La chorégraphe sénégalaise Germaine Acogny en 2022. Joel Saget/AFP/Getty Images

La mère de la danse africaine a 80 ans : pourquoi la Sénégalaise Germaine Acogny est si influente

La danseuse et chorégraphe la plus célèbre d'Afrique, Germaine Acogny, fêtera ses 80 ans le 28 mai. J'ai eu le privilège de rencontrer l'artiste sénégalaise, d'apprendre d'elle et de l'interviewer dans le cadre de mes recherches en cours sur la danse contemporaine africaine.

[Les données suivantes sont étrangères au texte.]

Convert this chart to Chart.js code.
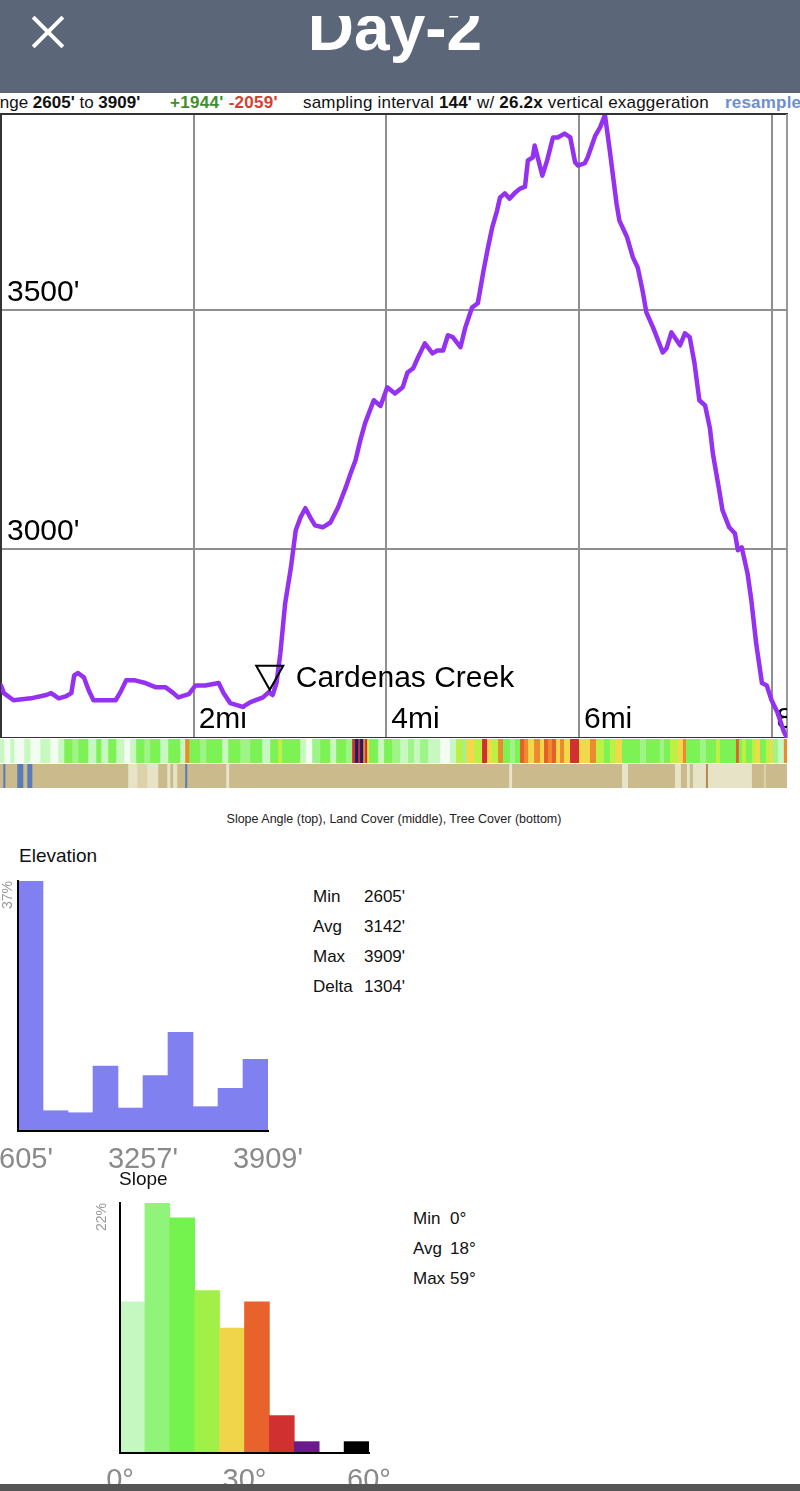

Il s'agit d'un hymne à une femme africaine qui a inspiré non seulement les danseurs africains, mais aussi une communauté mondiale d'artistes, à penser différemment leur identité, leur corps, leur peau et, en fait, leur façon de bouger.

Sur un continent miné par l'héritage de la colonisation, du racisme et du patriarcat, Germaine Acogny s'est élevée au rang de femme artiste qui a défié les stéréotypes liés à sa couleur noire, à sa féminité et à son grand corps, pour devenir l'une des danseuses les plus vénérées au monde.

Qui est Germaine Acogny ?

Née en 1944 à Porto Novo au Bénin, Germaine Acogny déménage avec sa famille et s'installe au Sénégal alors qu'elle n'est encore qu'une jeune fille. Elle est souvent désignée comme la mère de la danse contemporaine en Afrique, en raison de sa longue carrière d'interprète, d'enseignante et de chorégraphe. Elle a créé une compagnie de danse, Jant-Bi, ainsi qu'une école et un centre de danse mondialement reconnus à Toubab Dialaw, au Sénégal, appelés École des Sables (Place in the Sand).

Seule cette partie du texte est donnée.